CISAF brings the firepower and flexibility hydrogen needs 

This week The European Commission adopted a new State aid framework supporting the Clean Industrial Deal (CISAF). 

The new framework streamlines state aid across five key areas:  

  • expanding renewable energy and low-carbon fuel infrastructure;  
  • providing temporary electricity price relief for energy-intensive users;  
  • decarbonizing existing industrial facilities;  
  • boosting EU clean-tech manufacturing capacity;  
  • and de-risking investments in clean energy, decarbonization, energy infrastructure, and circular-economy projects.  

By simplifying these rules, it enables faster, more predictable support for Europe’s green transition.  

The new Clean Industrial State Aid Framework raised aid ceilings to 100% for renewable hydrogen production (RFNBOs) via competitive bidding and to 60% for industrial hydrogen use when at least 40% per cent of the mix is renewable.  

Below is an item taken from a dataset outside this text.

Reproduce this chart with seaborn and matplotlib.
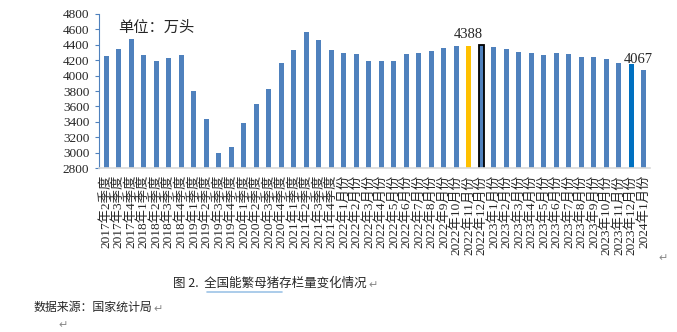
import matplotlib
matplotlib.use("Agg")
import matplotlib.pyplot as plt
import seaborn as sns
import pandas as pd

sns.set_theme(style="white")
plt.rcParams['font.family'] = ['Liberation Serif', 'Noto Sans CJK SC', 'DejaVu Sans']

quarters = ["2017年2季度", "2017年3季度", "2017年4季度",
            "2018年1季度", "2018年2季度", "2018年3季度", "2018年4季度",
            "2019年1季度", "2019年2季度", "2019年3季度", "2019年4季度",
            "2020年1季度", "2020年2季度", "2020年3季度", "2020年4季度",
            "2021年1季度", "2021年2季度", "2021年3季度", "2021年4季度"]
months = ["2022年1月份", "2022年2月份", "2022年3月份", "2022年4月份", "2022年5月份",
          "2022年6月份", "2022年7月份", "2022年8月份", "2022年9月份", "2022年10月份",
          "2022年11月份", "2022年12月份",
          "2023年1月份", "2023年2月份", "2023年3月份", "2023年4月份", "2023年5月份",
          "2023年6月份", "2023年7月份", "2023年8月份", "2023年9月份", "2023年10月份",
          "2023年11月份", "2023年12月份", "2024年1月份"]
categories = quarters + months

quarter_values = [4260, 4350, 4470, 4270, 4185, 4225, 4265, 3800, 3435, 2995, 3075,
                  3380, 3630, 3820, 4165, 4330, 4565, 4460, 4330]
month_values = [4295, 4275, 4185, 4185, 4190, 4285, 4300, 4325, 4362, 4380,
                4388, 4400, 4367, 4343, 4305, 4290, 4265, 4300, 4275, 4245,
                4245, 4215, 4160, 4150, 4067]
values = quarter_values + month_values

annotated = {"2022年11月份": "4388", "2024年1月份": "4067"}

base_color = "#4F81BD"
colors = [base_color] * len(categories)
colors[categories.index("2022年11月份")] = "#FFC000"
colors[categories.index("2023年12月份")] = "#0070C0"

df = pd.DataFrame({"cat": categories, "val": values})

fig = plt.figure(figsize=(6.77, 3.32), dpi=100)
ax = fig.add_axes([99/677, 1-168/332, (650-99)/677, (168-14)/332])

sns.barplot(data=df, x="cat", y="val", hue="cat", palette=colors, legend=False,
            width=0.4, ax=ax, saturation=1, linewidth=0)

# outline for 2022年12月份 bar
hl = categories.index("2022年12月份")
p = ax.patches[hl]
p.set_edgecolor("black")
p.set_linewidth(1.3)

ax.set_ylim(2800, 4800)
ax.set_xlim(-0.56, 43.5)
ax.set_yticks(range(2800, 4801, 200))
ax.set_yticklabels([str(v) for v in range(2800, 4801, 200)], fontsize=9.5,
                   family=['Liberation Serif'])
ax.tick_params(axis='y', which='major', length=3, width=0.8, color=base_color,
               direction='out', left=True, pad=4)
ax.tick_params(axis='x', length=0, pad=5)
ax.set_xticks(range(len(categories)))
ax.set_xticklabels(categories, rotation=90, fontsize=9.6,
                   family=['Liberation Serif', 'Noto Sans CJK SC'], va='top')
ax.set_xlabel("")
ax.set_ylabel("")
for s in ["top", "right"]:
    ax.spines[s].set_visible(False)
ax.spines["left"].set_color(base_color)
ax.spines["left"].set_linewidth(0.8)
ax.spines["bottom"].set_color("#D9D9D9")
ax.spines["bottom"].set_linewidth(1.2)
ax.grid(False)

# value labels
i1 = categories.index("2022年11月份")
ax.text(i1, values[i1] + 60, annotated["2022年11月份"], ha='center', va='bottom',
        fontsize=10.5, family=['Liberation Serif'])
i2 = categories.index("2024年1月份")
ax.text(i2 - 0.4, values[i2] + 60, annotated["2024年1月份"], ha='center', va='bottom',
        fontsize=10.5, family=['Liberation Serif'])

ax.text(118/677, 1-27/332, "单位：万头", transform=fig.transFigure, fontsize=11,
        family=['Noto Sans CJK SC'], va='center', ha='left')

fig.text(173/677, 1-283/332, "图 2.  全国能繁母猪存栏量变化情况", fontsize=9,
         family=['Noto Sans CJK SC', 'DejaVu Sans'], va='center', ha='left')
fig.text(368/677, 1-285/332, "↵", fontsize=8, color="#888888",
         family=['DejaVu Sans'], va='center', ha='left')
fig.text(34/677, 1-307/332, "数据来源：国家统计局", fontsize=8.6,
         family=['Noto Sans CJK SC', 'DejaVu Sans'], va='center', ha='left')
fig.text(153/677, 1-309/332, "↵", fontsize=8, color="#888888",
         family=['DejaVu Sans'], va='center', ha='left')
fig.text(58/677, 1-325/332, "↵", fontsize=8, color="#888888",
         family=['DejaVu Sans'], va='center', ha='left')
fig.text(658/677, 1-258/332, "↵", fontsize=8, color="#888888",
         family=['DejaVu Sans'], va='center', ha='left')
# light blue squiggle underline under 全国能繁母猪
fig.add_artist(plt.Line2D([207/677, 282/677], [1-292/332, 1-292/332],
                          color="#9DC3E6", linewidth=1.2, transform=fig.transFigure))

fig.savefig("out.png", dpi=100)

DG COMP has sent a strong signal that Europe is serious about clean-tech investment”, said Jorgo Chatzimarkakis, CEO of Hydrogen Europe. “Higher aid ceilings, flexible funding schemes, and accelerated depreciation will unlock the next wave of hydrogen projects and keep manufacturing capacity in Europe”.  
 
Lifting all remaining uncertainties around state aid is essential to ensure these new rules effectively bolster competitive, sustainable clean-tech manufacturing and energy-intensive industries.